STANDARD: Glauben Sie, dass mit dem Transparenzpaket tatsächlich das Vertrauen in die Politik wiederhergestellt werden kann?

Spindelegger: Da bin ich fest davon überzeugt. Es gibt eine Sehnsucht danach, wieder Vertrauen in die Politik und in die Politiker haben zu können. Da braucht es ein paar Voraussetzungen, die haben wir jetzt geschaffen. Dieses Sauberkeitspaket umfasst viele verschiedene Bereiche, vom Lobbying, das zukünftig anders geregelt wird, über die strafrechtliche Frage, eine Verschärfung der Korruptionsbestimmungen nicht nur für Beamte und Minister, sondern auch für Abgeordnete bis hin zur Parteienfinanzierung.

STANDARD: Gibt es Bereiche, wo Ihnen dieses Paket nicht weit genug geht?
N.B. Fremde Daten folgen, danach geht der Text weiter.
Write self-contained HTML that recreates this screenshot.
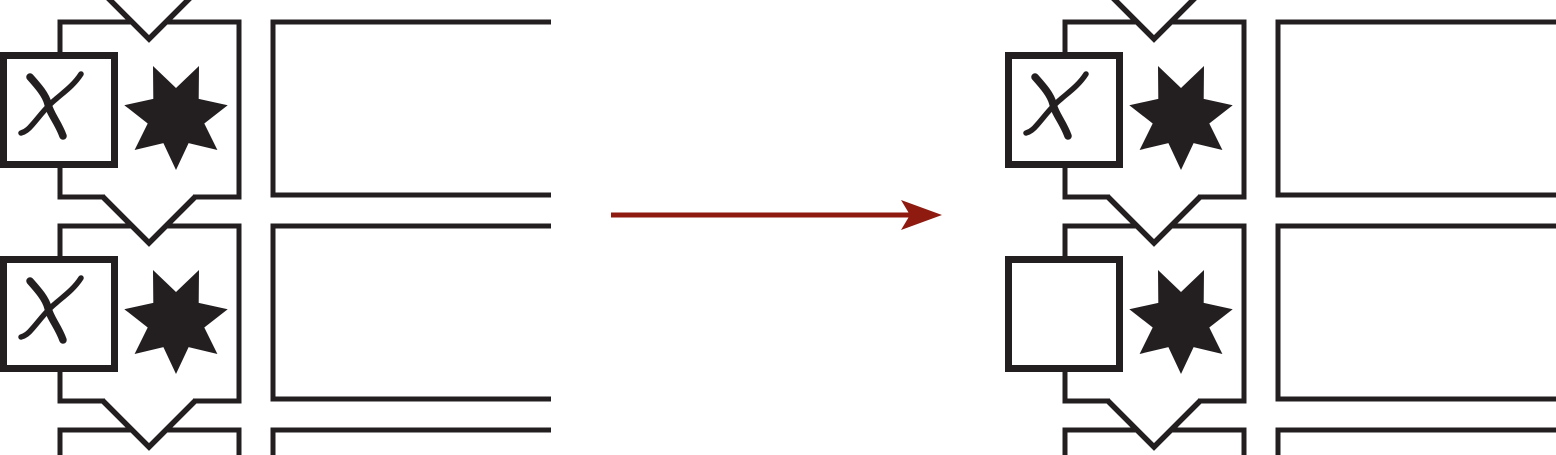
<!DOCTYPE html>
<html><head><style>html,body{margin:0;padding:0;background:#fff;overflow:hidden;width:1556px;height:455px}svg{display:block}</style></head>
<body>
<svg width="1556" height="455" viewBox="0 0 1556 455" xmlns="http://www.w3.org/2000/svg">
<defs>
<g id="frame">
  <path d="M105,197 L60,197 L60,22 L131,22 M167,22 L239,22 L239,197 L193,197" fill="none" stroke="#231f20" stroke-width="5"/>
</g>
<g id="vee">
  <path d="M103,197 L149,243 L195,197" fill="none" stroke="#231f20" stroke-width="5.5"/>
</g>
<g id="star">
  <polygon fill="#231f20" points="176,170 163.4,143.1 134.6,150 147.7,123.5 124.3,105.2 153.3,98.9 153,66 176,88 199,66 198.7,98.9 227.7,105.2 204.3,123.5 217.4,150 188.6,143.1"/>
</g>
<g id="box">
  <rect x="3.5" y="55.5" width="111" height="109" fill="#fff" stroke="#231f20" stroke-width="7"/>
</g>
<g id="chi">
  <path d="M30,77 C38,86 46,95 48,104 C50,114 58,122 63,136" fill="none" stroke="#231f20" stroke-width="7.5" stroke-linecap="round"/>
  <path d="M81,74 C74,85 64,92 56,99 C46,107 40,116 32,125 C28,130 25,132 21,133" fill="none" stroke="#231f20" stroke-width="5.5" stroke-linecap="round"/>
</g>
<g id="rects">
  <path d="M551,22 L273,22 L273,195 L551,195" fill="none" stroke="#231f20" stroke-width="5"/>
</g>
</defs>

<g>
  <use href="#frame" y="0"/><use href="#frame" y="204"/><use href="#frame" y="408"/>
  <use href="#vee" y="-204"/><use href="#vee" y="0"/><use href="#vee" y="204"/>
  <use href="#box" y="0"/><use href="#chi" y="0"/><use href="#star" y="0"/>
  <use href="#box" y="204"/><use href="#chi" y="204"/><use href="#star" y="204"/>
  <use href="#rects" y="0"/><use href="#rects" y="204"/><use href="#rects" y="408"/>
</g>

<g transform="translate(1005,0)">
  <use href="#frame" y="0"/><use href="#frame" y="204"/><use href="#frame" y="408"/>
  <use href="#vee" y="-204"/><use href="#vee" y="0"/><use href="#vee" y="204"/>
  <use href="#box" y="0"/><use href="#chi" y="0"/><use href="#star" y="0"/>
  <use href="#box" y="204"/><use href="#star" y="204"/>
  <use href="#rects" y="0"/><use href="#rects" y="204"/><use href="#rects" y="408"/>
</g>

<line x1="611" y1="215" x2="912" y2="215" stroke="#8f1a10" stroke-width="5"/>
<polygon points="942,215 901,200 910,215 901,230" fill="#8f1a10"/>
</svg>
</body></html>
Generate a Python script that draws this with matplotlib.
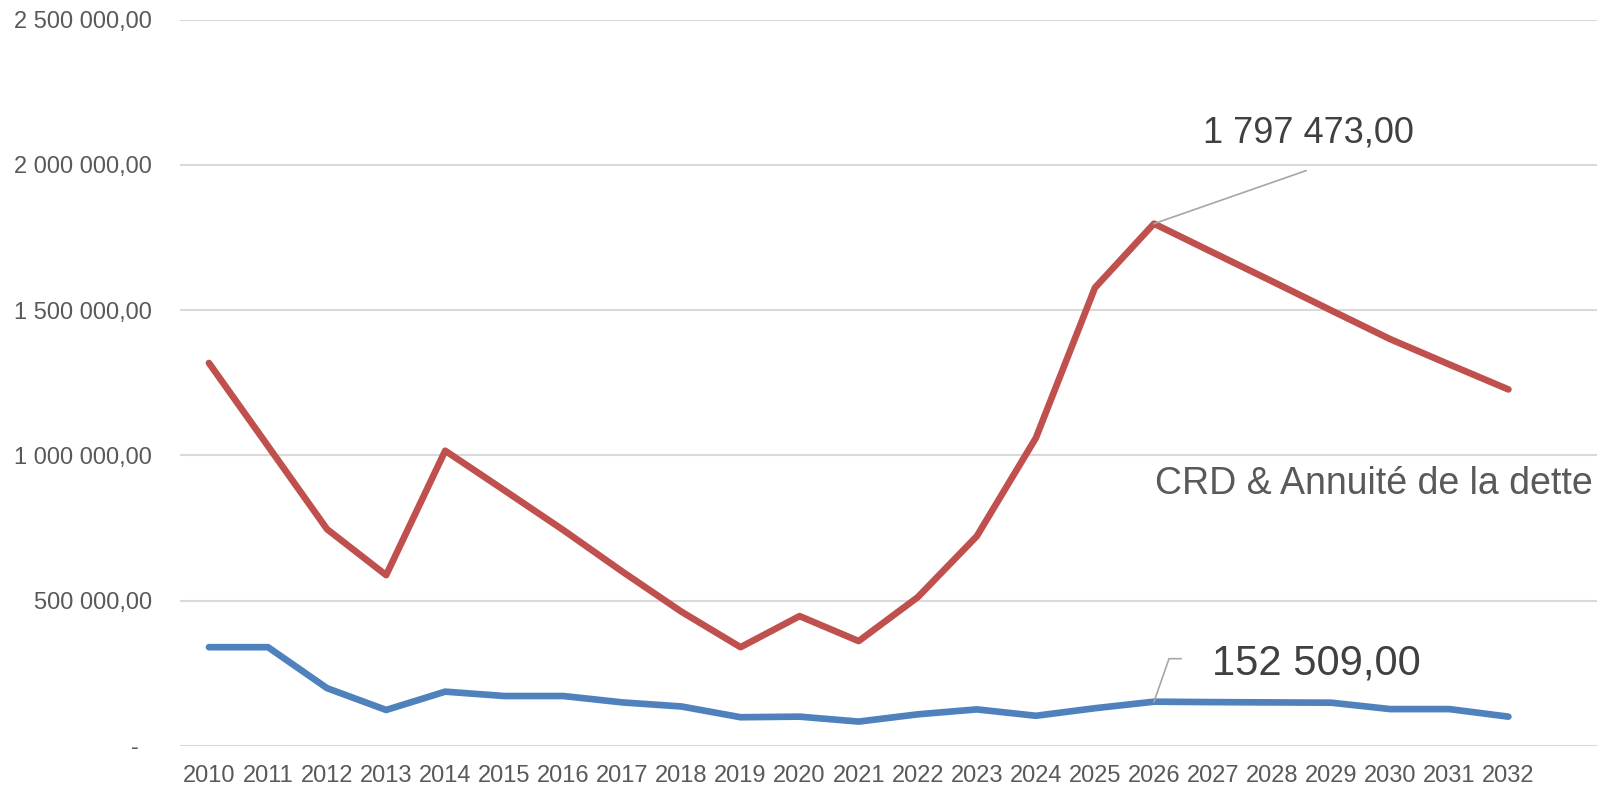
import matplotlib.pyplot as plt
from matplotlib.ticker import FuncFormatter, MultipleLocator
from matplotlib.lines import Line2D

plt.rcParams['font.family'] = ['Liberation Sans', 'DejaVu Sans']

years = [str(y) for y in range(2010, 2033)]
crd = [1318000, 1032000, 746000, 588000, 1016000, 880000, 743000, 600000, 462000,
       340000, 447000, 361000, 512000, 722000, 1060000, 1577000, 1797473, 1698000,
       1599000, 1499000, 1400000, 1313000, 1227000]
annuite = [340000, 340000, 199000, 124000, 187000, 172000, 172000, 150000, 136000,
           99000, 101000, 84000, 109000, 126000, 104000, 130000, 152509, 151000,
           150000, 149000, 127000, 127000, 101000]
peak_idx = 16
title = "CRD & Annuité de la dette"

RED = "#C0504D"
BLUE = "#4F81BD"
GRID = "#D9D9D9"
TXT = "#595959"
LBL = "#404040"
LEAD = "#A6A6A6"


def fr_fmt(v, pos):
    if abs(v) < 1e-6:
        return "-  "
    return f"{v:,.2f}".replace(",", " ").replace(".", ",")


fig = plt.figure(figsize=(16.06, 7.86), dpi=100)
ax = fig.add_axes([180 / 1606, 1 - 746 / 786, (1597 - 180) / 1606, (746 - 19.5) / 786])

x = list(range(len(years)))
ax.plot(x, crd, color=RED, lw=4.8, solid_capstyle='round', solid_joinstyle='round', zorder=3)
ax.plot(x, annuite, color=BLUE, lw=4.8, solid_capstyle='round', solid_joinstyle='round', zorder=3)

ax.set_xlim(-0.49, 23.5)
ax.set_ylim(0, 2500000)
ax.yaxis.set_major_locator(MultipleLocator(500000))
ax.yaxis.set_major_formatter(FuncFormatter(fr_fmt))
ax.set_xticks(x)
ax.set_xticklabels(years)
ax.grid(axis='y', color=GRID, lw=1.5, zorder=0)
ax.set_axisbelow(True)
for s in ax.spines.values():
    s.set_visible(False)
ax.tick_params(axis='y', length=0, pad=20, labelsize=17, labelcolor=TXT)
ax.tick_params(axis='x', length=0, pad=14, labelsize=17, labelcolor=TXT)

# data labels with leader lines (pixel offsets from the point)
fig.canvas.draw()
px, py = ax.transData.transform((peak_idx, crd[peak_idx]))
fig.add_artist(Line2D([px, px + 152], [py, py + 53], color=LEAD, lw=1.2, transform=None))
fig.text((px + 49) / 1606, (py + 81) / 786, fr_fmt(crd[peak_idx], None),
         fontsize=26, color=LBL, va='baseline', ha='left')

bx, by = ax.transData.transform((peak_idx, annuite[peak_idx]))
fig.add_artist(Line2D([bx, bx + 15, bx + 27], [by, by + 43, by + 43], color=LEAD, lw=1.2,
                      transform=None))
fig.text((bx + 58) / 1606, (by + 27) / 786, fr_fmt(annuite[peak_idx], None),
         fontsize=30, color=LBL, va='baseline', ha='left')

fig.text(1155 / 1606, 1 - 494 / 786, title, fontsize=27, color=TXT, va='baseline', ha='left')

fig.savefig("out.png", dpi=100)
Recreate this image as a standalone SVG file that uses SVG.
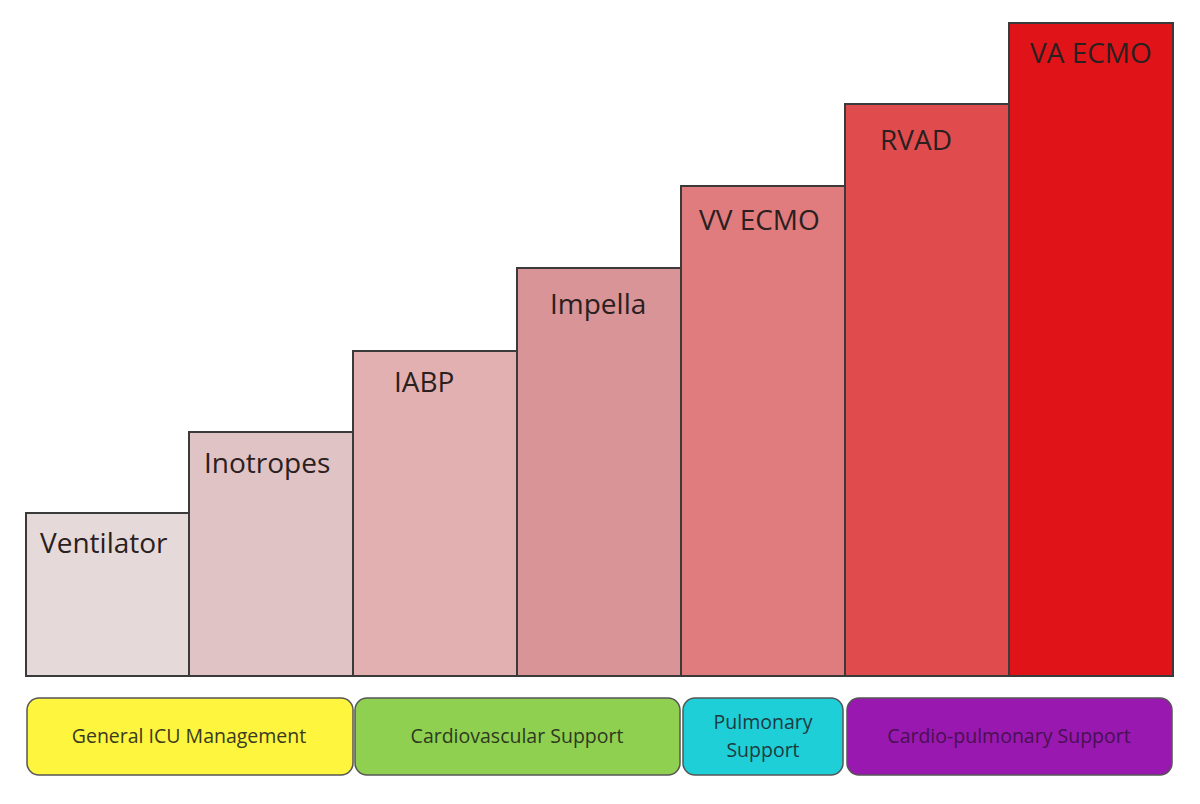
<svg xmlns="http://www.w3.org/2000/svg" width="1200" height="804" viewBox="0 0 1200 804">
<style>
.bar{stroke:#3a3a3a;stroke-width:2}
.bl{font-family:"Open Sans","Noto Sans",sans-serif;font-size:28px;fill:#2a2020}
.cat{stroke:#555;stroke-width:1.5}
.cl{font-family:"Open Sans","Noto Sans",sans-serif;font-size:19.5px;font-weight:500;text-anchor:middle}
</style>
<rect width="1200" height="804" fill="#fff"/>
<g id="ventilator"><rect class="bar" x="26" y="513" width="163" height="163" fill="#e6d9d9"/><text class="bl" x="40" y="553">Ventilator</text></g>
<g id="inotropes"><rect class="bar" x="189" y="432" width="164" height="244" fill="#e0c3c4"/><text class="bl" x="204" y="473">Inotropes</text></g>
<g id="iabp"><rect class="bar" x="353" y="351" width="164" height="325" fill="#e3b0b1"/><text class="bl" x="394" y="392">IABP</text></g>
<g id="impella"><rect class="bar" x="517" y="268" width="164" height="408" fill="#d89496"/><text class="bl" x="550" y="314">Impella</text></g>
<g id="vvecmo"><rect class="bar" x="681" y="186" width="164" height="490" fill="#e07b7e"/><text class="bl" x="699" y="230">VV ECMO</text></g>
<g id="rvad"><rect class="bar" x="845" y="104" width="164" height="572" fill="#e04c4e"/><text class="bl" x="880" y="150">RVAD</text></g>
<g id="vaecmo"><rect class="bar" x="1009" y="23" width="164" height="653" fill="#e01418"/><text class="bl" x="1030" y="63">VA ECMO</text></g>
<g id="general"><rect class="cat" x="27" y="698" width="326" height="77" rx="12" fill="#fdf53e"/><text class="cl" x="189" y="743" fill="#3a3a20">General ICU Management</text></g>
<g id="cardiovascular"><rect class="cat" x="355" y="698" width="325" height="77" rx="12" fill="#90d050"/><text class="cl" x="517" y="743" fill="#2c3a20">Cardiovascular Support</text></g>
<g id="pulmonary"><rect class="cat" x="683" y="698" width="160" height="77" rx="12" fill="#1ecfd8"/><text class="cl" x="763" y="729" fill="#1f3a40">Pulmonary</text><text class="cl" x="763" y="757" fill="#1f3a40">Support</text></g>
<g id="cardiopulmonary"><rect class="cat" x="847" y="698" width="325" height="77" rx="12" fill="#9818b0"/><text class="cl" x="1009" y="743" fill="#4a1050">Cardio-pulmonary Support</text></g>
<g id="connectors"></g>
</svg>
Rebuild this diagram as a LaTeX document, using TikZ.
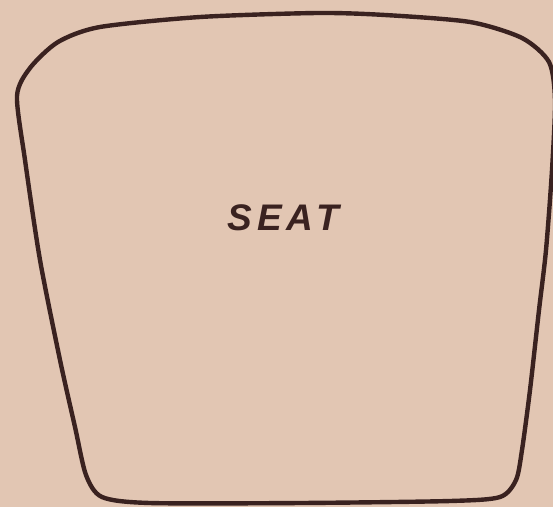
\documentclass[tikz,border=0pt]{standalone}
\usepackage{fontspec}
\setmainfont{Liberation Sans}
\newfontfamily\seatfont[LetterSpace=14]{Liberation Sans}
\definecolor{paper}{HTML}{E2C6B3}
\definecolor{ink}{HTML}{3A2220}
\begin{document}
\begin{tikzpicture}[x=1pt,y=-1pt,
  outline/.style={draw=ink,line width=4.4pt,line join=round},
  label/.style={text=ink,font=\seatfont\bfseries\itshape\fontsize{37}{37}\selectfont,inner sep=0pt}]
\fill[paper] (0,0) rectangle (553,507);
\useasboundingbox (0,0) rectangle (553,507);
\draw[outline] plot[smooth cycle,tension=0.45] coordinates {
 (300,503) (450,501) (500,497) (516,480) (522,450) (530,390) (539,310)
 (546,250) (552,170) (555,100) (549,62) (522,38) (470,22) (385,15)
 (317,13) (200,17) (100,27) (58,42) (30,68) (17,96) (25,160) (40,260)
 (60,360) (75,427) (86,475) (102,497) (150,503)};
\node[label] (seat) at (283,218) {SEAT};
\end{tikzpicture}
\end{document}
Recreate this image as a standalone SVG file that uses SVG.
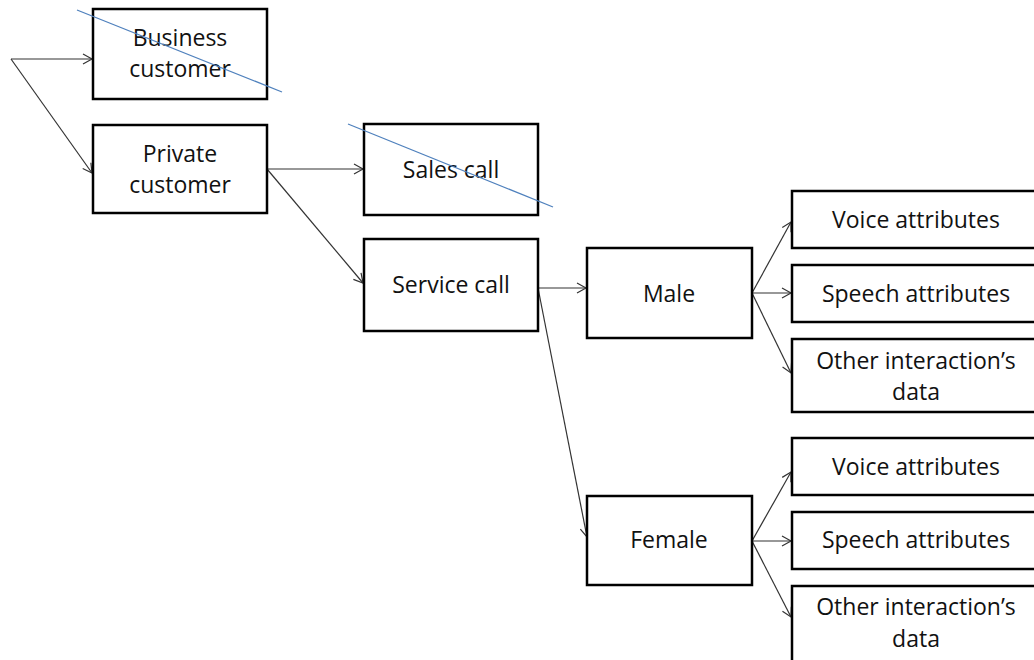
<svg xmlns="http://www.w3.org/2000/svg" width="1034" height="660" viewBox="0 0 1034 660">
<defs>
<marker id="arr" markerWidth="12" markerHeight="12" refX="10" refY="6" orient="auto" markerUnits="userSpaceOnUse">
<path d="M1,1 L10,6 L1,11" fill="none" stroke="#333" stroke-width="1.2"/>
</marker>
</defs>
<style>
.box{fill:#fff;stroke:#000;stroke-width:2.5}
.t{font-family:"Open Sans","Liberation Sans",sans-serif;font-size:23px;fill:#111;text-anchor:middle}
.c{fill:none;stroke:#333;stroke-width:1.2;marker-end:url(#arr)}
.strike{stroke:#4f81bd;stroke-width:1.3}
</style>
<rect width="1034" height="660" fill="#fff"/>
<g id="connectors">
<line class="c" x1="11" y1="59" x2="92" y2="59"/>
<line class="c" x1="11" y1="59" x2="92" y2="173"/>
<line class="c" x1="267" y1="169" x2="363" y2="169"/>
<line class="c" x1="267" y1="169" x2="363" y2="283"/>
<line class="c" x1="538" y1="288" x2="586" y2="288"/>
<line class="c" x1="538" y1="288" x2="587" y2="537"/>
<line class="c" x1="752" y1="293" x2="791" y2="222"/>
<line class="c" x1="752" y1="293" x2="791" y2="293"/>
<line class="c" x1="752" y1="293" x2="791" y2="373"/>
<line class="c" x1="752" y1="541" x2="791" y2="472"/>
<line class="c" x1="752" y1="541" x2="791" y2="541"/>
<line class="c" x1="752" y1="541" x2="791" y2="617"/>
</g>
<g id="business">
<rect class="box" x="93" y="9" width="174" height="90"/>
<text class="t" x="180" y="46">Business</text>
<text class="t" x="180" y="77">customer</text>
<line class="strike" x1="77" y1="10" x2="282" y2="92"/>
</g>
<g id="private">
<rect class="box" x="93" y="125" width="174" height="88"/>
<text class="t" x="180" y="162">Private</text>
<text class="t" x="180" y="193">customer</text>
</g>
<g id="sales">
<rect class="box" x="364" y="124" width="174" height="91"/>
<text class="t" x="451" y="178">Sales call</text>
<line class="strike" x1="348" y1="124" x2="553" y2="207"/>
</g>
<g id="service">
<rect class="box" x="364" y="239" width="174" height="92"/>
<text class="t" x="451" y="293">Service call</text>
</g>
<g id="male">
<rect class="box" x="587" y="248" width="165" height="90"/>
<text class="t" x="669" y="302">Male</text>
</g>
<g id="female">
<rect class="box" x="587" y="496" width="165" height="89"/>
<text class="t" x="669" y="548">Female</text>
</g>
<g id="male-voice">
<rect class="box" x="792" y="191" width="250" height="57"/>
<text class="t" x="916" y="228">Voice attributes</text>
</g>
<g id="male-speech">
<rect class="box" x="792" y="265" width="250" height="57"/>
<text class="t" x="916" y="302">Speech attributes</text>
</g>
<g id="male-other">
<rect class="box" x="792" y="339" width="250" height="73"/>
<text class="t" x="916" y="369">Other interaction’s</text>
<text class="t" x="916" y="400">data</text>
</g>
<g id="female-voice">
<rect class="box" x="792" y="438" width="250" height="57"/>
<text class="t" x="916" y="475">Voice attributes</text>
</g>
<g id="female-speech">
<rect class="box" x="792" y="512" width="250" height="57"/>
<text class="t" x="916" y="548">Speech attributes</text>
</g>
<g id="female-other">
<rect class="box" x="792" y="586" width="250" height="80"/>
<text class="t" x="916" y="615">Other interaction’s</text>
<text class="t" x="916" y="647">data</text>
</g>
</svg>
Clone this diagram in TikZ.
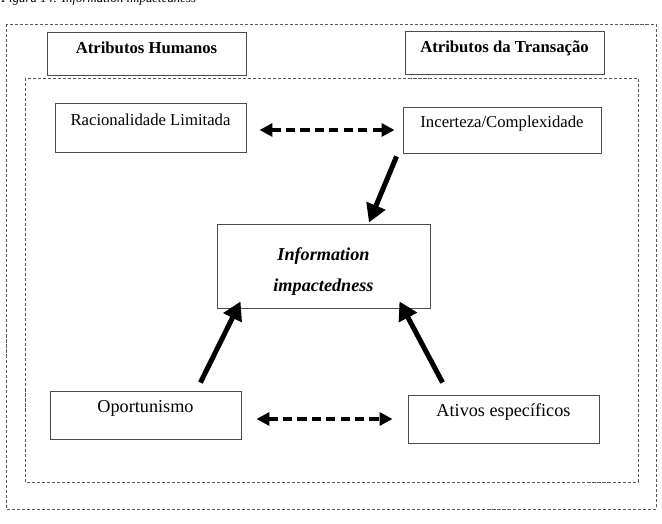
\documentclass[tikz,border=0pt]{standalone}
\usepackage{fontspec}
\setmainfont{Liberation Serif}
\usetikzlibrary{positioning,arrows.meta,calc}

\newcommand{\pxu}{0.659pt}

\tikzset{
  box/.style={draw=black!70,line width=0.6pt,rectangle,inner sep=0pt,align=center},
  head/.style={box,font=\bfseries\fontsize{11}{13}\selectfont,text height=7.5pt,text depth=8pt},
  item/.style={box,text height=7.5pt,text depth=10.5pt},
  frame/.style={draw=black!65,line width=0.5pt,dash pattern=on 2pt off 1.3pt},
  thickarrow/.style={line width=3.3pt,-{Triangle[length=12pt,width=13pt]}},
  dasharrow/.style={line width=2.6pt,dash pattern=on 6pt off 3.5pt,
    {Triangle[length=8.5pt,width=8.5pt]}-{Triangle[length=8.5pt,width=8.5pt]}},
}

\begin{document}
\begin{tikzpicture}[x=\pxu,y=-\pxu]
\useasboundingbox (0,0) rectangle (662,524);

\node[anchor=base west,inner sep=0pt,font=\itshape\fontsize{8.5}{10}\selectfont] (cap) at (1,3)
  {Figura 14: Information impactedness};

% outer and inner frames
\draw[frame] (6,24) rectangle (656,509);
\draw[frame] (25,78) rectangle (638,482);

\node[head,minimum width=199*\pxu,minimum height=43*\pxu] (hum) at (146.5,53.5) {Atributos Humanos};
\node[head,minimum width=199*\pxu,minimum height=43*\pxu] (tra) at (504.5,52.5) {Atributos da Transação};

\node[item,font=\fontsize{11}{13}\selectfont,minimum width=191*\pxu,minimum height=49*\pxu] (rac) at (150.5,127.5) {Racionalidade Limitada};
\node[item,font=\fontsize{11}{13}\selectfont,minimum width=198*\pxu,minimum height=46*\pxu] (inc) at (502,130) {Incerteza/Complexidade};

\node[box,font=\bfseries\itshape\fontsize{12}{20.4}\selectfont,minimum width=213*\pxu,minimum height=84*\pxu,
  text height=36pt,text depth=3pt] (info) at (323.5,266) {Information\\impactedness};

\node[item,font=\fontsize{12}{14}\selectfont,minimum width=191*\pxu,minimum height=48*\pxu] (opo) at (145.5,415) {Oportunismo};
\node[item,font=\fontsize{12}{14}\selectfont,minimum width=191*\pxu,minimum height=48*\pxu] (ati) at (503.5,419) {Ativos específicos};

% connectors
\draw[dasharrow,shorten <=8.6pt,shorten >=5.3pt] (rac.east |- inc.west) -- (inc.west);
\draw[dasharrow,shorten <=9.9pt,shorten >=9.9pt] (opo.east |- ati.west) -- (ati.west);
\draw[thickarrow] ($(inc.south west)+(-6,3)$) -- ($(info.north)+(45.5,-1)$);
\draw[thickarrow] ($(opo.north east)+(-41,-8)$) -- ($(info.south west)+(24,-7)$);
\draw[thickarrow] ($(ati.north west)+(35,-12)$) -- ($(info.south east)+(-31,-7)$);
\end{tikzpicture}
\end{document}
Spindelegger: Die entscheidende Frage ist, wie man mit Anstand Politik machen kann. Da gibt es Graubereiche. Ich kann mit der Rechtsordnung nicht alles reglementieren. Darum ist es für mich wichtig, dass ein Politiker der Volkspartei diesen Anstandsregeln, die eigentlich immanent sein müssten, ganz klar Folge leistet. Darum habe ich für die ÖVP einen Verhaltenskodex in Auftrag gegeben, der bald präsentiert werden wird. Da geht es um Fragen, was man darf und was nicht, unter rein politisch-moralischen Gesichtspunkten.

STANDARD:  Glauben Sie, dass sich eine Wahlkampfkostenobergrenze durchsetzen lässt, wenn die Opposition das nicht will? Die FPÖ hat sich sehr skeptisch geäußert.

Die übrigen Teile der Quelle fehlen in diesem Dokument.